James Crosbie Hancox - The Girl With The Sun In Her Eyes

Hear The Track Here

Like most of us, James Crosbie Hancox loves it when a plan comes together. Listen to him waxing lyrical about how this song was written 'I was going through a real dry spell as a writer and was sitting in my house when the title came to me. It was at this moment I picked up my guitar and played these chords, the whole thing was written and recorded and mixed in around 2 hours. Every take is first time' Good eh? Now do you hate him as much as I do? It is very rare that I have those moments, most tracks seem to take forever to make, but when they do happen, like James, I am ecstatic about it. Of course, when I go and listen to it the next morning its still the usual dreck I come up with, but that's my curse not Mr Hancox, his curse is being reviewed by me.

Given James's usual very English sound, The Girl With The Sun In Her Eyes, sounds surprisingly American and - better yet - doesn't sound like it was put together in a couple of hours with everything done with one take, but that's what the man says. What generally gets me about JCH's tracks is that they contain a song, a well rounded, well put together by-God song. Indeed it's one of this musicians greatest strengths and is responsible for him getting a string of highly recommendeds from me. Having said that, as much as I like the retro, instant pop that this track is wrapped around, I'm not so sure that the overall thing has the same impact as some of his previous tracks.

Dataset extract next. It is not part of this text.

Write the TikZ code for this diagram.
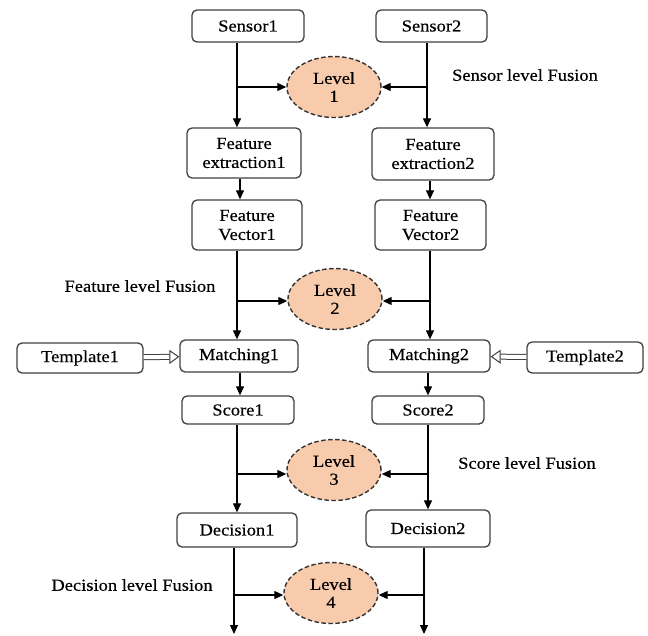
\documentclass[tikz,border=0pt]{standalone}
\usepackage{fontspec}
\setmainfont[FakeStretch=1.1,FakeBold=0.4]{Liberation Serif}
\usetikzlibrary{arrows.meta,shapes.geometric,calc}
\definecolor{peach}{HTML}{F8CBAD}
\begin{document}
\begin{tikzpicture}[x=1pt,y=-1pt,
 box/.style={draw=black!75, line width=1.3pt, rounded corners=5pt, fill=white, align=center, inner sep=0pt, font=\fontsize{16.8}{19}\selectfont},
 lvl/.style={ellipse, draw=black!80, dash pattern=on 4.5pt off 2.5pt, line width=1.4pt, fill=peach, minimum width=94pt, minimum height=61pt, inner sep=0pt, align=center, font=\fontsize{16.8}{18}\selectfont},
 arr/.style={line width=1.2pt, -{Triangle[length=9pt,width=8pt]}},
 hollow/.style={draw=black!75, double=white, double distance=4pt, line width=1pt, -{Triangle[open, length=10pt, width=14pt, fill=white]}},
 lbl/.style={font=\fontsize{16.8}{19}\selectfont, inner sep=0pt}
]
\useasboundingbox (0,0) rectangle (648,635);
% boxes
\node[box, minimum width=112pt, minimum height=32pt] (s1) at (248,26) {Sensor1};
\node[box, minimum width=111pt, minimum height=32pt] (s2) at (431.5,26) {Sensor2};
\node[box, minimum width=114pt, minimum height=50pt] (fe1) at (244,153) {Feature\\extraction1};
\node[box, minimum width=122pt, minimum height=52pt] (fe2) at (433,154) {Feature\\extraction2};
\node[box, minimum width=110pt, minimum height=50pt] (fv1) at (247,225) {Feature\\Vector1};
\node[box, minimum width=111pt, minimum height=50pt] (fv2) at (430.5,225) {Feature\\Vector2};
\node[box, minimum width=126pt, minimum height=30pt] (t1) at (80,358) {Template1};
\node[box, minimum width=118pt, minimum height=32pt] (m1) at (239,356) {Matching1};
\node[box, minimum width=122pt, minimum height=32pt] (m2) at (429,356) {Matching2};
\node[box, minimum width=116pt, minimum height=31pt] (t2) at (585,357.5) {Template2};
\node[box, minimum width=112pt, minimum height=28pt] (sc1) at (238,410) {Score1};
\node[box, minimum width=112pt, minimum height=28pt] (sc2) at (428,410) {Score2};
\node[box, minimum width=120pt, minimum height=34pt] (d1) at (237,530) {Decision1};
\node[box, minimum width=124pt, minimum height=37pt] (d2) at (428,528.5) {Decision2};
% levels
\node[lvl] (lv1) at (334,87) {Level\\1};
\node[lvl] (lv2) at (335,299) {Level\\2};
\node[lvl] (lv3) at (334,470) {Level\\3};
\node[lvl] (lv4) at (331,593) {Level\\4};
% labels
\node[lbl] (l1) at (525,75) {Sensor level Fusion};
\node[lbl] (l2) at (140,286) {Feature level Fusion};
\node[lbl] (l3) at (527,463) {Score level Fusion};
\node[lbl] (l4) at (132,585) {Decision level Fusion};
% column coordinates
\coordinate (a1) at (237,0); \coordinate (a2) at (427,0);
\coordinate (b1) at (240,0); \coordinate (b2) at (430,0);
\coordinate (c1) at (237,0); \coordinate (c2) at (430,0);
\coordinate (e1) at (240,0); \coordinate (e2) at (428,0);
\coordinate (f1) at (237,0); \coordinate (f2) at (428,0);
\coordinate (g1) at (234,0); \coordinate (g2) at (424,0);
\coordinate (end1) at (234,634); \coordinate (end2) at (424,634);
% level 1
\draw[arr] (s1.south -| a1) -- (fe1.north -| a1);
\draw[arr] (s2.south -| a2) -- (fe2.north -| a2);
\draw[arr] (lv1.west -| a1) -- (lv1.west);
\draw[arr] (lv1.east -| a2) -- (lv1.east);
% fe -> fv
\draw[arr] (fe1.south -| b1) -- (fv1.north -| b1);
\draw[arr] (fe2.south -| b2) -- (fv2.north -| b2);
% level 2
\draw[arr] (fv1.south -| c1) -- (m1.north -| c1);
\draw[arr] (fv2.south -| c2) -- (m2.north -| c2);
\draw[arr] ([yshift=-2pt]lv2.west -| c1) -- ([yshift=-2pt]lv2.west);
\draw[arr] ([yshift=-2pt]lv2.east -| c2) -- ([yshift=-2pt]lv2.east);
% templates
\draw[hollow] (t1) -- (m1);
\draw[hollow] (t2) -- (m2);
% m -> score
\draw[arr] (m1.south -| e1) -- (sc1.north -| e1);
\draw[arr] (m2.south -| e2) -- (sc2.north -| e2);
% level 3
\draw[arr] (sc1.south -| f1) -- (d1.north -| f1);
\draw[arr] (sc2.south -| f2) -- (d2.north -| f2);
\draw[arr] ([yshift=-4pt]lv3.west -| f1) -- ([yshift=-4pt]lv3.west);
\draw[arr] ([yshift=-4pt]lv3.east -| f2) -- ([yshift=-4pt]lv3.east);
% level 4
\draw[arr] (d1.south -| g1) -- (end1);
\draw[arr] (d2.south -| g2) -- (end2);
\draw[arr] ([yshift=-2pt]lv4.west -| g1) -- ([yshift=-2pt]lv4.west);
\draw[arr] ([yshift=-2pt]lv4.east -| g2) -- ([yshift=-2pt]lv4.east);
\end{tikzpicture}
\end{document}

Mind you, if you have a thing about the birth of rock and all sounds 1960's, here's the track you've been looking for. From the Farfisa organ sound, to the jangly guitars and straightforward, workmanlike drums this is a feast of past influences, bringing up all sorts of musical memories. Put it like this, if this were the Swinging Sixties, then James Crosbie Hancox would be discovered playing at Butlins and this track would be part of his ode to the Great British Summer, and the happy campers would just lap it up. So, as I say, rich in period detail, and that's the draw for me because I have heard better songs from this composer but I tell you what, this is a good track for you to make his acquaintance with.

Recommended period pop.

1 comment:

Steve Gilmore said...

Most of my readers are English, if you want to communicate anything to them, a translation would help.